* BEGIN Data provided *
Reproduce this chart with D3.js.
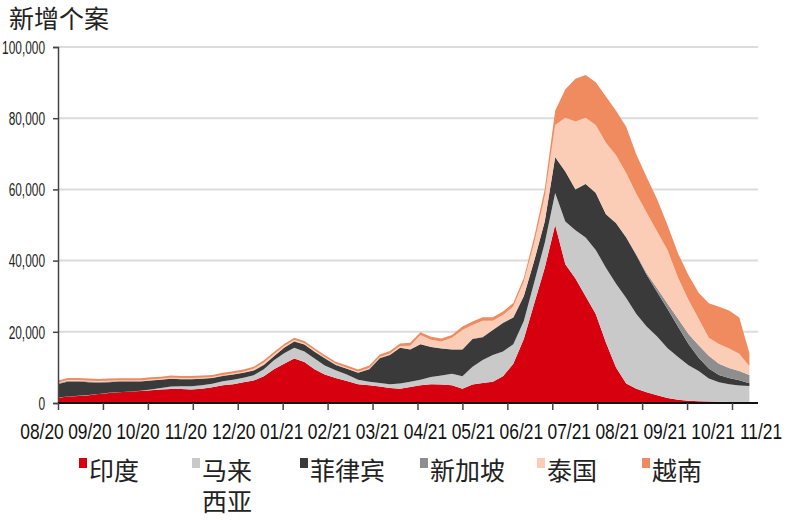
<!DOCTYPE html>
<html>
<head>
<meta charset="utf-8">
<script src="https://cdn.jsdelivr.net/npm/d3@7"></script>
<style>
  body { margin: 0; background: #fff; }
  svg { display: block; }
</style>
</head>
<body>
<svg id="chart" width="794" height="520"></svg>
<script>
// month ticks on the x axis
const monthLabels = ["08/20","09/20","10/20","11/20","12/20","01/21","02/21","03/21",
                     "04/21","05/21","06/21","07/21","08/21","09/21","10/21","11/21"];
const yTicks = [0, 20000, 40000, 60000, 80000, 100000];

const seriesNames = ["印度", "马来西亚", "菲律宾", "新加坡", "泰国", "越南"];
const seriesColors = ["#d7000f", "#c9c9c9", "#3a3a3a", "#8e8e8e", "#fbcdb7", "#f08b60"];

// weekly new cases (thousands), one value per week from 2020-08-01
const india = [1.5,1.8,2.0,2.2,2.5,2.8,3.0,3.2,3.4,3.6,3.8,3.9,3.9,3.8,4.0,4.4,5.0,5.3,5.8,6.3,
  7.5,9.5,11.0,12.5,11.5,9.5,8.0,7.0,6.2,5.3,5.0,4.6,4.2,4.0,4.5,5.0,5.3,5.2,5.0,4.0,
  5.2,5.6,6.0,7.5,11.0,18.0,28.0,38.0,50.0,39.0,35.0,30.0,25.0,17.0,10.0,5.5,4.0,3.0,2.2,1.4,
  0.9,0.6,0.5,0.4,0.35,0.3,0.3,0.25];
const malaysia = [0.05,0.05,0.05,0.05,0.05,0.05,0.05,0.05,0.05,0.2,0.4,0.7,0.8,0.9,1.0,1.0,1.1,1.2,1.3,1.5,
  2.0,2.5,3.0,3.0,3.0,3.0,2.5,2.2,1.8,1.2,1.0,1.0,1.1,1.5,1.5,1.5,2.0,2.5,3.2,3.5,
  5.0,6.5,7.5,7.0,5.5,5.0,6.0,7.0,9.0,12.0,13.5,16.5,18.0,21.0,23.5,24.0,21.0,18.5,16.5,14.0,
  12.0,10.0,8.5,6.5,5.5,5.0,4.6,4.5];
const philippines = [3.8,4.2,4.0,3.6,3.2,3.0,3.0,2.8,2.6,2.5,2.3,2.2,2.0,2.0,1.8,1.6,1.5,1.5,1.4,1.3,
  1.2,1.1,1.5,1.8,1.9,1.9,2.1,1.5,1.6,2.0,3.5,7.0,8.2,10.0,9.0,10.0,8.4,7.6,6.8,7.5,
  7.8,6.4,7.0,8.0,7.5,7.0,6.0,6.0,10.0,14.0,11.5,15.0,16.0,15.0,17.0,17.0,16.5,14.5,12.5,11.0,
  8.5,6.0,3.7,2.8,2.0,1.7,1.5,0.8];
const singapore = [0.2,0.2,0.2,0.2,0.2,0.2,0.1,0.1,0.1,0.1,0.1,0.1,0.1,0.1,0.1,0.1,0.1,0.1,0.1,0.1,
  0.1,0.1,0.1,0.1,0.1,0.1,0.1,0.1,0.1,0.1,0.1,0.1,0.1,0.1,0.1,0.1,0.1,0.1,0.1,0.1,
  0.1,0.1,0.1,0.1,0.1,0.1,0.1,0.1,0.1,0.1,0.1,0.1,0.1,0.1,0.1,0.1,0.3,0.5,1.0,1.5,
  2.3,2.8,3.5,3.6,3.2,2.8,2.6,2.3];
const thailand = [0.2,0.2,0.2,0.2,0.2,0.2,0.2,0.2,0.2,0.2,0.2,0.2,0.2,0.2,0.2,0.2,0.2,0.2,0.2,0.4,
  0.6,0.5,0.4,0.3,0.3,0.3,0.2,0.2,0.2,0.2,0.2,0.2,0.3,0.4,1.0,2.5,2.0,1.9,3.2,5.4,
  3.8,4.5,2.5,2.1,3.0,4.0,5.0,7.0,9.0,15.0,19.0,18.5,19.0,20.0,19.0,18.0,17.0,17.0,16.0,15.0,
  11.5,9.5,7.5,5.0,5.5,5.5,4.8,2.5];
const vietnam = [0.6,0.6,0.6,0.6,0.6,0.6,0.6,0.6,0.6,0.6,0.6,0.6,0.6,0.6,0.6,0.6,0.6,0.6,0.6,0.6,
  0.6,0.6,0.6,0.6,0.6,0.6,0.6,0.6,0.6,0.6,0.7,0.7,0.7,0.7,0.8,0.8,0.8,0.8,0.8,1.0,
  1.0,1.0,1.0,1.0,1.0,1.0,1.6,2.0,4.0,8.0,12.0,12.0,12.0,13.0,12.5,13.0,11.0,10.0,9.0,7.0,
  6.8,7.0,7.3,9.7,10.5,10.7,10.2,3.7];

const seriesValues = [india, malaysia, philippines, singapore, thailand, vietnam];
const firstWeek = new Date(2020, 7, 1);
const weeks = india.map((_, i) => d3.timeDay.offset(firstWeek, 7 * i));

const svg = d3.select("#chart");
const numFont = "'Liberation Sans', Arial, sans-serif";
const cjkFont = "'Noto Sans CJK SC', 'Noto Sans', sans-serif";

const plotLeft = 58, plotRight = 758, plotTop = 47, plotBottom = 403;

// month ticks are evenly spaced, so map each month start to its own slot
const monthStarts = monthLabels.map(s => new Date(2000 + +s.slice(3), +s.slice(0, 2) - 1, 1));
const tickPos = d3.scalePoint().domain(monthLabels).range([plotLeft, 732]);
const x = d3.scaleTime().domain(monthStarts).range(monthLabels.map(tickPos));
const labelPos = d3.scalePoint().domain(monthLabels).range([42, 761]);
const y = d3.scaleLinear().domain([0, 100000]).range([plotBottom, plotTop]);

// grid
svg.append("g").selectAll("line")
  .data(yTicks.filter(d => d > 0))
  .join("line")
  .attr("x1", plotLeft).attr("x2", plotRight)
  .attr("y1", d => y(d)).attr("y2", d => y(d))
  .attr("stroke", "#dcdcdc").attr("stroke-width", 2);

// stacked areas
const table = weeks.map((d, i) => {
  const row = { date: d };
  seriesNames.forEach((k, j) => row[k] = seriesValues[j][i] * 1000);
  return row;
});
const stacked = d3.stack().keys(seriesNames)(table);
const area = d3.area()
  .x(d => x(d.data.date))
  .y0(d => y(d[0]))
  .y1(d => y(d[1]));

svg.append("g").selectAll("path")
  .data(stacked)
  .join("path")
  .attr("d", area)
  .attr("fill", (d, i) => seriesColors[i]);

// y axis (labels squeezed horizontally, like the narrow font of the original)
const yAxis = svg.append("g").attr("transform", `translate(${plotLeft},0)`)
  .call(d3.axisLeft(y).tickValues(yTicks).tickSize(5).tickFormat(d3.format(",")));
yAxis.select(".domain").attr("stroke", "#444").attr("stroke-width", 1.5);
yAxis.selectAll(".tick line").attr("stroke", "#444").attr("stroke-width", 1.5);
yAxis.selectAll(".tick text")
  .attr("x", 0).attr("dy", "0.35em")
  .attr("transform", "translate(-13,0) scale(0.66,1)")
  .attr("font-family", numFont).attr("font-size", 18).attr("fill", "#222");

// x axis
const xAxis = svg.append("g").attr("transform", `translate(0,${plotBottom})`)
  .call(d3.axisBottom(x).tickValues(monthStarts).tickSize(7).tickFormat(""));
xAxis.select(".domain").attr("stroke", "#111").attr("stroke-width", 2)
  .attr("d", `M${plotLeft},0H${plotRight}`);
xAxis.selectAll(".tick line").attr("stroke", "#444").attr("stroke-width", 1.5);

svg.append("g").selectAll("text")
  .data(monthLabels)
  .join("text")
  .attr("transform", d => `translate(${labelPos(d)},439) scale(0.79,1)`)
  .attr("text-anchor", "middle")
  .attr("font-family", numFont).attr("font-size", 22)
  .attr("fill", "#111")
  .text(d => d);

// title
svg.append("text")
  .attr("x", 9).attr("y", 28)
  .attr("font-family", cjkFont).attr("font-size", 25)
  .attr("fill", "#222")
  .text("新增个案");

// legend (long names wrap onto a second line)
const legendX = [79, 192, 300, 420, 537, 642];
const legend = svg.append("g").selectAll("g")
  .data(seriesNames)
  .join("g")
  .attr("transform", (d, i) => `translate(${legendX[i]},0)`);
legend.append("rect")
  .attr("x", 0).attr("y", 458).attr("width", 8).attr("height", 10)
  .attr("fill", (d, i) => seriesColors[i]);
legend.selectAll("text")
  .data(d => d.length > 3 ? [d.slice(0, 2), d.slice(2)] : [d])
  .join("text")
  .attr("x", 10).attr("y", (d, i) => 480 + i * 31)
  .attr("font-family", cjkFont).attr("font-size", 25)
  .attr("fill", "#222")
  .text(d => d);
</script>
</body>
</html>
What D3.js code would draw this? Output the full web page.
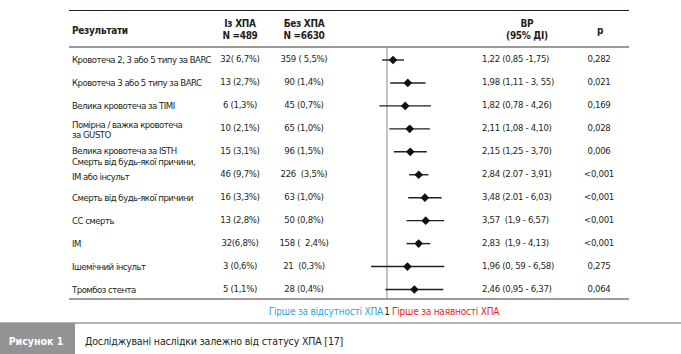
* END Data provided *
▶ [Set exercise]:
Pull out every line of the records that includes the string "chart".

▶ [Correct answer]:
Reproduce this chart with D3.js.
<svg id="chart" width="794" height="520"></svg>
const svg = d3.select("#chart");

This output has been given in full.